• _Task data_
____________________

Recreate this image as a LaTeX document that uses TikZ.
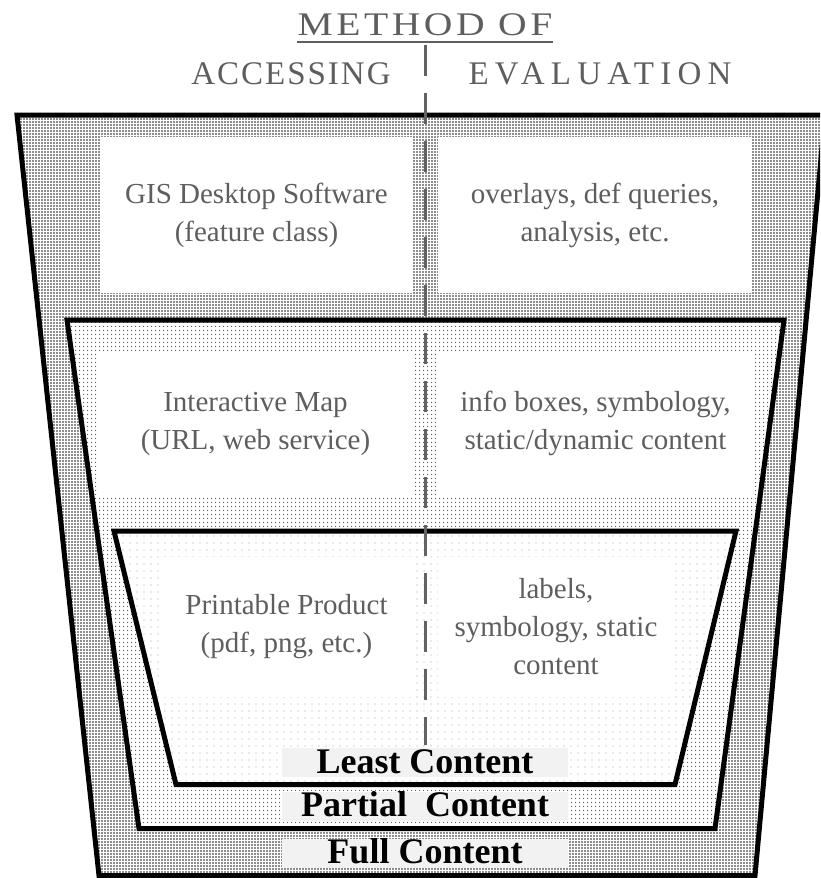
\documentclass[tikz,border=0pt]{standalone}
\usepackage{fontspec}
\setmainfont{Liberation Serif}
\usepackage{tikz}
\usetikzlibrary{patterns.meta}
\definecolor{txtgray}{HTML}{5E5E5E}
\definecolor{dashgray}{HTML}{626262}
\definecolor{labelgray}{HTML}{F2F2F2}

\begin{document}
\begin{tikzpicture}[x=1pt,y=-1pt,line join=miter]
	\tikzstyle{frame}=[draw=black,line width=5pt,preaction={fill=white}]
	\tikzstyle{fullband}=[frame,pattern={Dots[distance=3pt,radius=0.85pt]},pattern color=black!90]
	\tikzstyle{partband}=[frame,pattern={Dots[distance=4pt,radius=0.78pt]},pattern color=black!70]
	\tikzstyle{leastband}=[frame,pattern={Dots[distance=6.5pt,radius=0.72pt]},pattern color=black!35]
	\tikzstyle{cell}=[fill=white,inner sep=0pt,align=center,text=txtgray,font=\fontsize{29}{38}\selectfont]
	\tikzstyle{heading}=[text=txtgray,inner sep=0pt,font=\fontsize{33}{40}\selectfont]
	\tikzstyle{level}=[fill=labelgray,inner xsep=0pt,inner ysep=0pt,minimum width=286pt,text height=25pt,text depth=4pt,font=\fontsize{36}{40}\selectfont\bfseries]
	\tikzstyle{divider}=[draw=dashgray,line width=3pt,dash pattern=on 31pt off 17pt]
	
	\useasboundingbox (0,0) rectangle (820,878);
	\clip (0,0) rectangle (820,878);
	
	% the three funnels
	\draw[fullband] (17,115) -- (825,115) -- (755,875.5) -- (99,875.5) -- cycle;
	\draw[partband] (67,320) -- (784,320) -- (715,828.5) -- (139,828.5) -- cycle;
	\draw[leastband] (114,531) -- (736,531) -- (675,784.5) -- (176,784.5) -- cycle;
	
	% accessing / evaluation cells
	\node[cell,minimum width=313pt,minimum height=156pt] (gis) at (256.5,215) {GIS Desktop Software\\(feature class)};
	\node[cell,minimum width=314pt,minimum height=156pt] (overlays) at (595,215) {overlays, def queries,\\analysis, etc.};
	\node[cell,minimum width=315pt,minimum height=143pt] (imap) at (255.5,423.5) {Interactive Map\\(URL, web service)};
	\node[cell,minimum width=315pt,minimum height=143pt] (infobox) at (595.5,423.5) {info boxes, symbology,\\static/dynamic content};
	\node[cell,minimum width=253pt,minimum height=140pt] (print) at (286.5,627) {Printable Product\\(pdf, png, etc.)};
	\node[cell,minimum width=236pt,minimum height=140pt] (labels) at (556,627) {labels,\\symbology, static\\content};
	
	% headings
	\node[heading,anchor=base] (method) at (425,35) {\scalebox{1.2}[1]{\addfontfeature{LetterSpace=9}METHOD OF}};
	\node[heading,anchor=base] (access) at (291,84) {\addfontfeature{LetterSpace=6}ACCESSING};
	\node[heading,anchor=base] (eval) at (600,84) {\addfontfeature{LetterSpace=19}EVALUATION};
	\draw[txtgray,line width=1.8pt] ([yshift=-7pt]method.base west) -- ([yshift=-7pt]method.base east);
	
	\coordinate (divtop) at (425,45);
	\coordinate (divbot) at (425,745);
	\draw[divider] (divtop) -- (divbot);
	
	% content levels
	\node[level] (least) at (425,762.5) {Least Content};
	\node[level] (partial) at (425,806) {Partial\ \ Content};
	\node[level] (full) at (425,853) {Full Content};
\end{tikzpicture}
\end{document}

____________________

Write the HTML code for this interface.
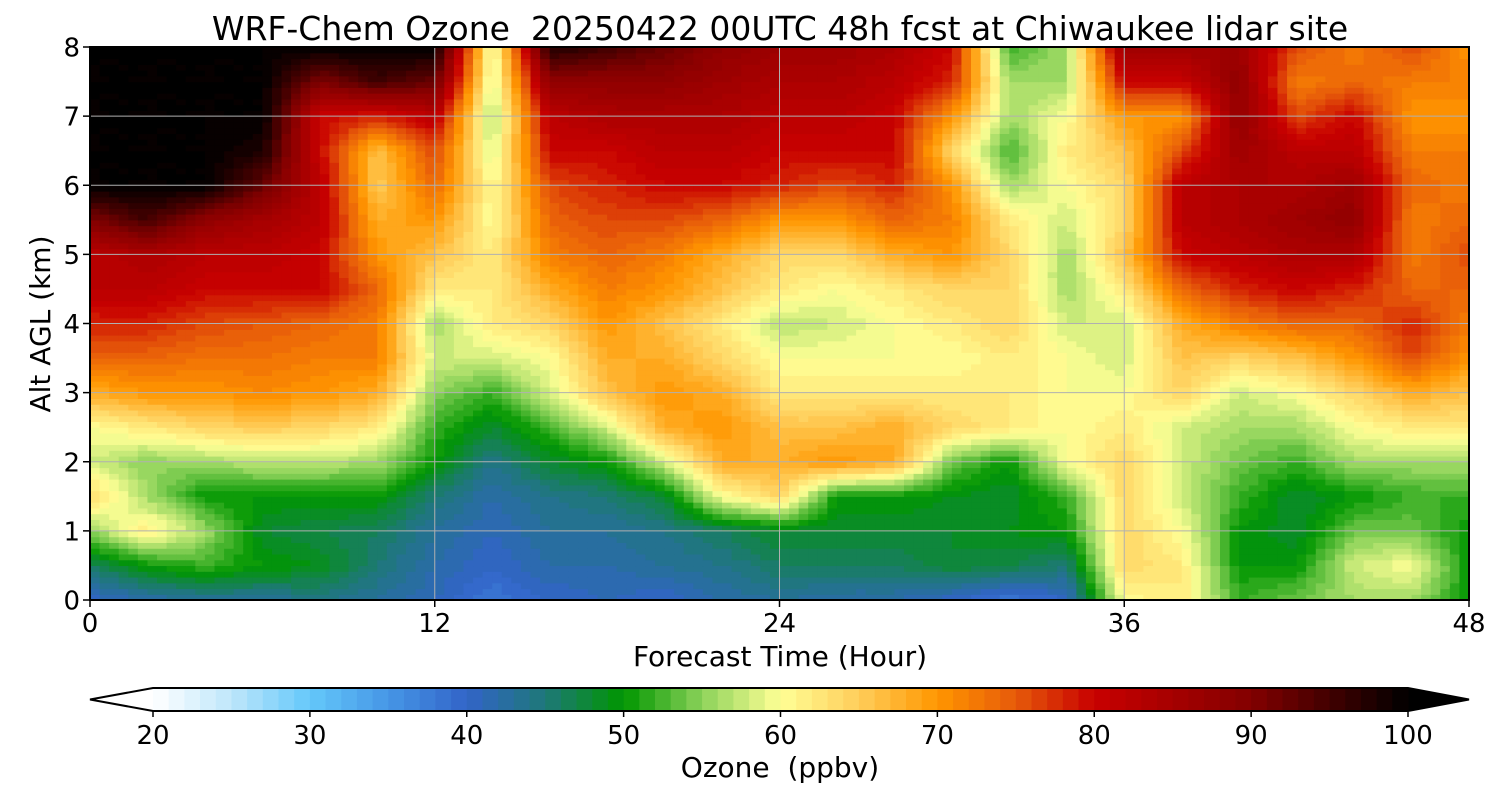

____________________

• _Given request_
Go back to the lines above and output, exactly as they stand, the ones from the line containing "Recreate this image" to the line containing "(176,784.5) -- cycle;". Leave all pictures behind.

• _Response to this task_
Recreate this image as a LaTeX document that uses TikZ.
\documentclass[tikz,border=0pt]{standalone}
\usepackage{fontspec}
\setmainfont{Liberation Serif}
\usepackage{tikz}
\usetikzlibrary{patterns.meta}
\definecolor{txtgray}{HTML}{5E5E5E}
\definecolor{dashgray}{HTML}{626262}
\definecolor{labelgray}{HTML}{F2F2F2}

\begin{document}
\begin{tikzpicture}[x=1pt,y=-1pt,line join=miter]
	\tikzstyle{frame}=[draw=black,line width=5pt,preaction={fill=white}]
	\tikzstyle{fullband}=[frame,pattern={Dots[distance=3pt,radius=0.85pt]},pattern color=black!90]
	\tikzstyle{partband}=[frame,pattern={Dots[distance=4pt,radius=0.78pt]},pattern color=black!70]
	\tikzstyle{leastband}=[frame,pattern={Dots[distance=6.5pt,radius=0.72pt]},pattern color=black!35]
	\tikzstyle{cell}=[fill=white,inner sep=0pt,align=center,text=txtgray,font=\fontsize{29}{38}\selectfont]
	\tikzstyle{heading}=[text=txtgray,inner sep=0pt,font=\fontsize{33}{40}\selectfont]
	\tikzstyle{level}=[fill=labelgray,inner xsep=0pt,inner ysep=0pt,minimum width=286pt,text height=25pt,text depth=4pt,font=\fontsize{36}{40}\selectfont\bfseries]
	\tikzstyle{divider}=[draw=dashgray,line width=3pt,dash pattern=on 31pt off 17pt]
	
	\useasboundingbox (0,0) rectangle (820,878);
	\clip (0,0) rectangle (820,878);
	
	% the three funnels
	\draw[fullband] (17,115) -- (825,115) -- (755,875.5) -- (99,875.5) -- cycle;
	\draw[partband] (67,320) -- (784,320) -- (715,828.5) -- (139,828.5) -- cycle;
	\draw[leastband] (114,531) -- (736,531) -- (675,784.5) -- (176,784.5) -- cycle;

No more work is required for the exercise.